*WHAT THE TASK REQUIRES:*
Could the lines from the start of the data through the line with "return 1 - y / H" be set down exactly, with no pictures among them?

*GIVEN DATA:*

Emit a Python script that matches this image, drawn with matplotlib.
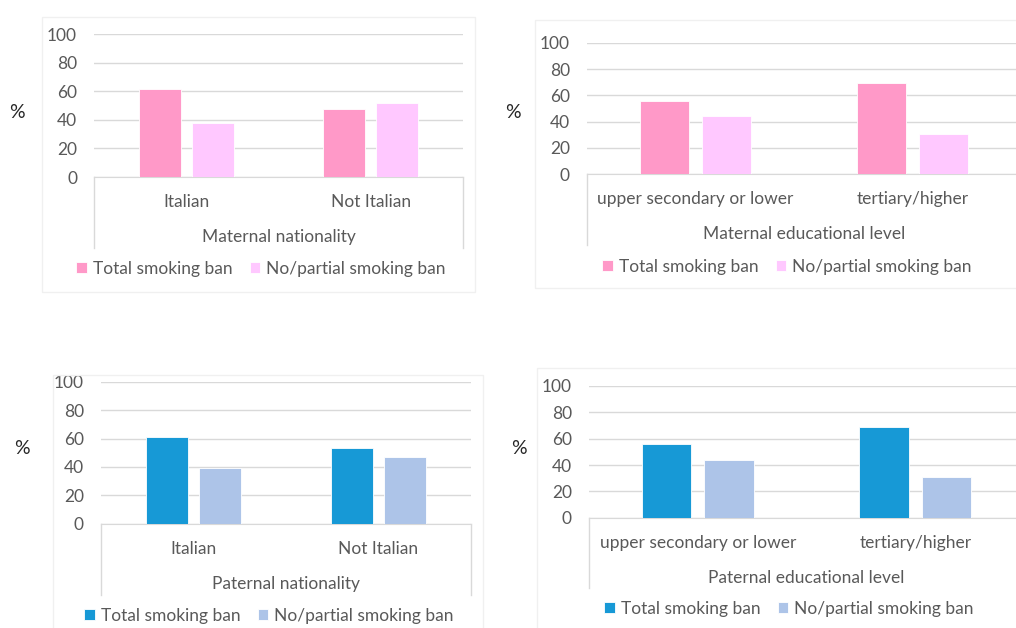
import matplotlib
matplotlib.use("Agg")
import matplotlib.pyplot as plt
from matplotlib.lines import Line2D
from matplotlib.patches import Rectangle

W, H = 1016, 628

# ── Data (percent) ────────────────────────────────────────────────
series = ["Total smoking ban", "No/partial smoking ban"]
nat_cats = ["Italian", "Not Italian"]
edu_cats = ["upper secondary or lower", "tertiary/higher"]

mat_nat_total = [62, 48]
mat_nat_none = [38, 52]
mat_edu_total = [56, 69]
mat_edu_none = [44, 31]
pat_nat_total = [61, 53]
pat_nat_none = [39, 47]
pat_edu_total = [56, 69]
pat_edu_none = [44, 31]

yticks = [0, 20, 40, 60, 80, 100]

PINK = "#FF99C8"
PINK_LIGHT = "#FFC8FF"
BLUE = "#1799D6"
BLUE_LIGHT = "#ADC4E8"
TEXT = "#595959"
GRID = "#D9D9D9"
FS = 12.5

plt.rcParams["font.family"] = ["Lato", "DejaVu Sans"]


def fx(x):
    return x / W


def fy(y):
    return 1 - y / H


def panel(box, x0, x1, y100, y0, cats, total, none, colors, xlabel,
          cat_y, xlab_y, vline_bot, leg_y, leg_x, pct_xy, tick_right):
    fig = plt.gcf()
    # faint panel frame
    bx0, by0, bx1, by1 = box
    fig.patches.append(Rectangle((fx(bx0), fy(by1)), fx(bx1 - bx0), (by1 - by0) / H,
                                 transform=fig.transFigure, facecolor="none",
                                 edgecolor="#F0F0F0", lw=1))
    ax = fig.add_axes([fx(x0), fy(y0), fx(x1 - x0), (y0 - y100) / H])
    xs = range(len(cats))
    w, off = 0.227, 0.143
    b1 = ax.bar([x - off for x in xs], total, width=w, color=colors[0],
                edgecolor="white", lw=0.6, zorder=3, label=series[0])
    b2 = ax.bar([x + off for x in xs], none, width=w, color=colors[1],
                edgecolor="white", lw=0.6, zorder=3, label=series[1])
    ax.set_xlim(-0.5, len(cats) - 0.5)
    ax.set_ylim(0, 100)
    ax.set_yticks(yticks)
    ax.yaxis.grid(True, color=GRID, lw=1, zorder=0)
    for s in ["top", "right", "left"]:
        ax.spines[s].set_visible(False)
    ax.spines["bottom"].set_color(GRID)
    ax.spines["bottom"].set_zorder(2)
    ax.set_xticks([])
    ax.tick_params(axis="y", length=0, pad=(x0 - tick_right) * 0.72,
                   labelsize=FS, labelcolor=TEXT)
    # category labels, one per group
    for i, c in enumerate(cats):
        cx = x0 + (i + 0.5) * (x1 - x0) / len(cats)
        fig.text(fx(cx), fy(cat_y), c, ha="center", va="center",
                 fontsize=FS, color=TEXT)
    fig.text(fx((x0 + x1) / 2), fy(xlab_y), xlabel, ha="center", va="center",
             fontsize=FS, color=TEXT)
    for vx in (x0, x1):
        fig.add_artist(Line2D([fx(vx), fx(vx)], [fy(y0), fy(vline_bot)],
                              color=GRID, lw=1))
    fig.text(fx(pct_xy[0]), fy(pct_xy[1]), "%", ha="center", va="center",
             fontsize=14, color="#262626")
    ax.legend(handles=[b1, b2], loc="center", ncol=2, frameon=False,
              bbox_to_anchor=(fx(leg_x), fy(leg_y)), bbox_transform=fig.transFigure,
              fontsize=FS, handlelength=0.6, handleheight=0.6,
              handletextpad=0.35, columnspacing=1.0, labelcolor=TEXT,
              borderpad=0, borderaxespad=0)
    return ax


fig = plt.figure(figsize=(W / 100, H / 100), dpi=100)

panel((42, 17, 475, 292), 94, 463, 34.3, 177, nat_cats,
      mat_nat_total, mat_nat_none, (PINK, PINK_LIGHT), "Maternal nationality",
      202, 237, 248, 269, 261, (17, 112), 77)

panel((535, 20, 1030, 288), 587, 1021, 42.7, 174.3, edu_cats,
      mat_edu_total, mat_edu_none, (PINK, PINK_LIGHT), "Maternal educational level",
      199, 234, 245, 267, 787, (513, 112), 570)

panel((53, 375, 483, 640), 101, 471, 381.7, 523.7, nat_cats,
      pat_nat_total, pat_nat_none, (BLUE, BLUE_LIGHT), "Paternal nationality",
      549, 584, 595, 616, 269, (22, 449), 84)

panel((537, 368, 1030, 640), 589, 1024, 386, 517.7, edu_cats,
      pat_edu_total, pat_edu_none, (BLUE, BLUE_LIGHT), "Paternal educational level",
      543, 578, 588, 609, 789, (519, 449), 572)

fig.savefig("out.png", dpi=100, facecolor="white")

*SOLUTION TO THE EXERCISE:*
Emit a Python script that matches this image, drawn with matplotlib.
import matplotlib
matplotlib.use("Agg")
import matplotlib.pyplot as plt
from matplotlib.lines import Line2D
from matplotlib.patches import Rectangle

W, H = 1016, 628

# ── Data (percent) ────────────────────────────────────────────────
series = ["Total smoking ban", "No/partial smoking ban"]
nat_cats = ["Italian", "Not Italian"]
edu_cats = ["upper secondary or lower", "tertiary/higher"]

mat_nat_total = [62, 48]
mat_nat_none = [38, 52]
mat_edu_total = [56, 69]
mat_edu_none = [44, 31]
pat_nat_total = [61, 53]
pat_nat_none = [39, 47]
pat_edu_total = [56, 69]
pat_edu_none = [44, 31]

yticks = [0, 20, 40, 60, 80, 100]

PINK = "#FF99C8"
PINK_LIGHT = "#FFC8FF"
BLUE = "#1799D6"
BLUE_LIGHT = "#ADC4E8"
TEXT = "#595959"
GRID = "#D9D9D9"
FS = 12.5

plt.rcParams["font.family"] = ["Lato", "DejaVu Sans"]


def fx(x):
    return x / W


def fy(y):
    return 1 - y / H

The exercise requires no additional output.